Metroethnicity is a portmanteau of metropolitan and ethnicity. It is an ‘aesthetic’ or ‘lifestyle’ theory of language and ethnicity proposed by the British sociolinguist John C. Maher.

The theory of Metroethicity rejects cultural essentialism, and heroic ethnicity, in favour of a hybridized form of ethnicity that is utilised for aesthetic effect.

In this perspective, language should not be viewed as an enduring ethnic essence but a lifestyle ‘accessory.’ It is portable. It functions best as an aspect of personal life-style. Metroethnicity is linked to Cool because cool is basically an aesthetic phenomenon. Cool actively disconnects the ‘natural’ linkage that is often made between ethnicity and language. Cool is both an attitude as well as a facet of personal action.

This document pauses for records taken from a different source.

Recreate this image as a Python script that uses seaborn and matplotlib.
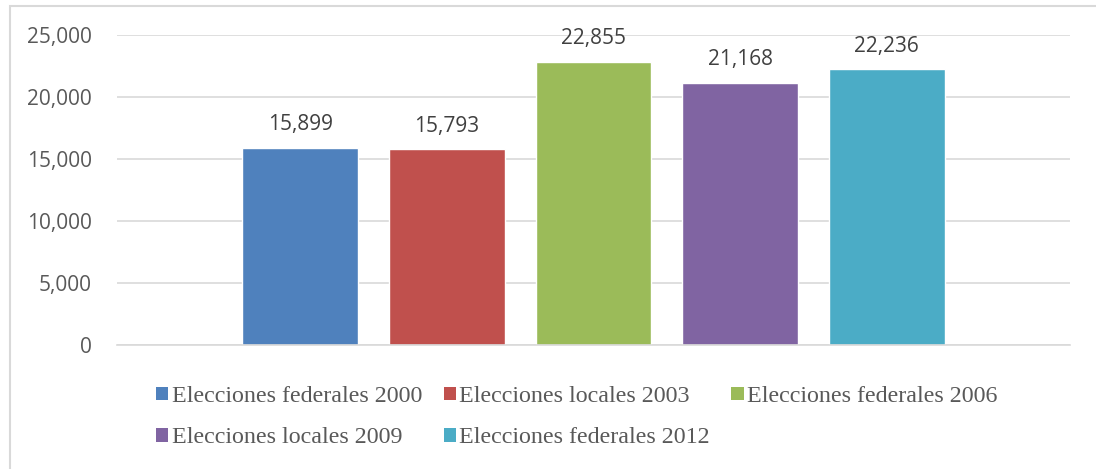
import pandas as pd
import seaborn as sns
import matplotlib.pyplot as plt
from matplotlib.patches import Patch, Rectangle
from matplotlib.ticker import FuncFormatter

# data
series = ["Elecciones federales 2000", "Elecciones locales 2003",
          "Elecciones federales 2006", "Elecciones locales 2009",
          "Elecciones federales 2012"]
values = [15899, 15793, 22855, 21168, 22236]
colors = ["#4F81BD", "#C0504D", "#9BBB59", "#8064A2", "#4BACC6"]
yticks = [0, 5000, 10000, 15000, 20000, 25000]

df = pd.DataFrame({"serie": series, "votos": values})

sns.set_style("white")
plt.rcParams["font.family"] = ["Open Sans", "DejaVu Sans"]

fig = plt.figure(figsize=(10.96, 4.69), dpi=100)
ax = fig.add_axes([117 / 1096, 1 - 345 / 469, 953 / 1096, 310 / 469])

sns.barplot(data=df, x="serie", y="votos", hue="serie", order=series,
            hue_order=series, palette=colors, width=0.79, dodge=False,
            saturation=1, legend=False, ax=ax)

for c in ax.containers:
    ax.bar_label(c, labels=[f"{v:,.0f}" for v in c.datavalues],
                 padding=9, fontsize=15, color="#404040")

ax.set_xlim(-1.25, 5.25)
ax.set_ylim(0, 25000)
ax.set_yticks(yticks)
ax.yaxis.set_major_formatter(FuncFormatter(lambda v, p: f"{v:,.0f}"))
ax.tick_params(axis="y", length=0, pad=18, labelsize=15, labelcolor="#595959")
ax.set_xticks([])
ax.set_xlabel("")
ax.set_ylabel("")
ax.grid(axis="y", color="#D9D9D9", linewidth=1.2)
ax.set_axisbelow(True)
for s in ["top", "right", "left"]:
    ax.spines[s].set_visible(False)
ax.spines["bottom"].set_color("#D9D9D9")
ax.spines["bottom"].set_linewidth(1.2)

# legend in Excel order (3 columns, filled by row)
order = [0, 3, 1, 4, 2]
handles = [Patch(facecolor=colors[i], edgecolor="none") for i in order]
labels = [series[i] for i in order]
fig.legend(handles, labels, ncol=3, loc="upper left",
           bbox_to_anchor=(156 / 1096, 1 - 386 / 469),
           bbox_transform=fig.transFigure, frameon=False,
           borderpad=0, borderaxespad=0, handlelength=0.5, handleheight=0.5,
           handletextpad=0.15, columnspacing=0.9, labelspacing=0.85,
           prop={"family": "Liberation Serif", "size": 17.3}, labelcolor="#595959")

# chart border
fig.patches.append(Rectangle((10 / 1096, -0.1), 1.2, 1.1 - 6 / 469,
                             transform=fig.transFigure, fill=False,
                             edgecolor="#D9D9D9", linewidth=1.5))

fig.savefig("out.png", dpi=100)
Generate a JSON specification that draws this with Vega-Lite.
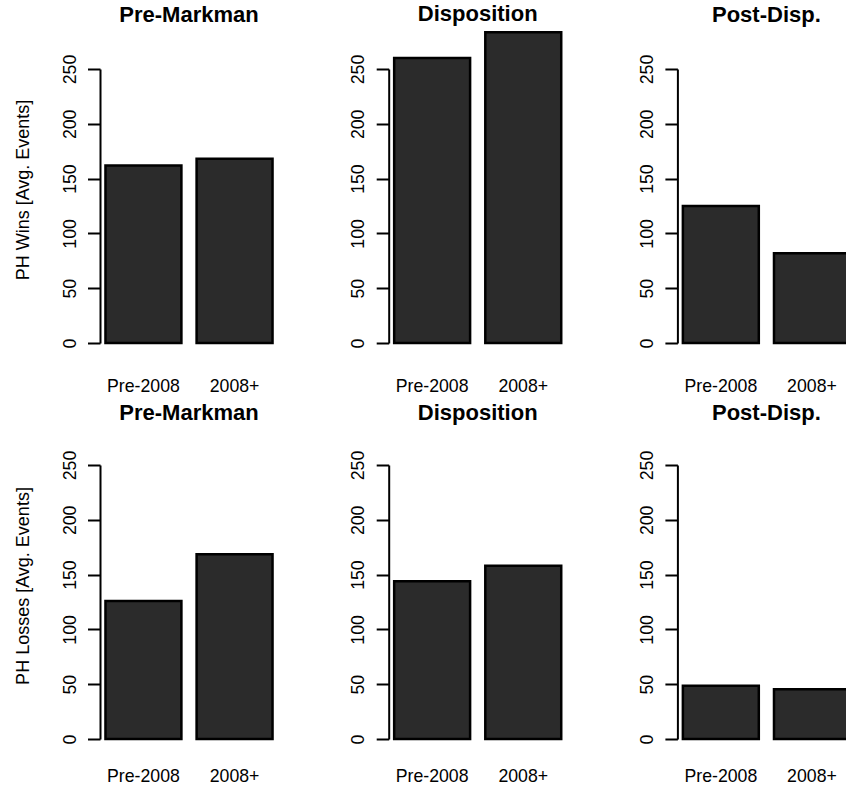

This post-ethnic stance is illustrated by a young Ainu person in northern Japan: “Well, I don’t speak Ainu…be nice to speak it…but..anyway...I speak Italian ‘cause that’s where I want to be..love Italian stuff…I’m training to be an Italian chef.” (Maher 2006). In such person-driven identity traditional language is optional -not rejected but bracketed. This view of language may be confrontational a person who insists language and ethnicity should line up. The ethnic view fosters ethnic allegiance, even orthodoxy. By contrast, "Metroethnicity is a kind of post ethnicity state whereby both we play with ethnicity (not necessarily our own) for aesthetic effect. It involves cultural crossing, self-definition made up of borrowing and bricolage of blurred ‘identities’, what one might term ‘metroethnicity’. The operating system of this metroethnicity is ‘Cool’” (Maher 2005).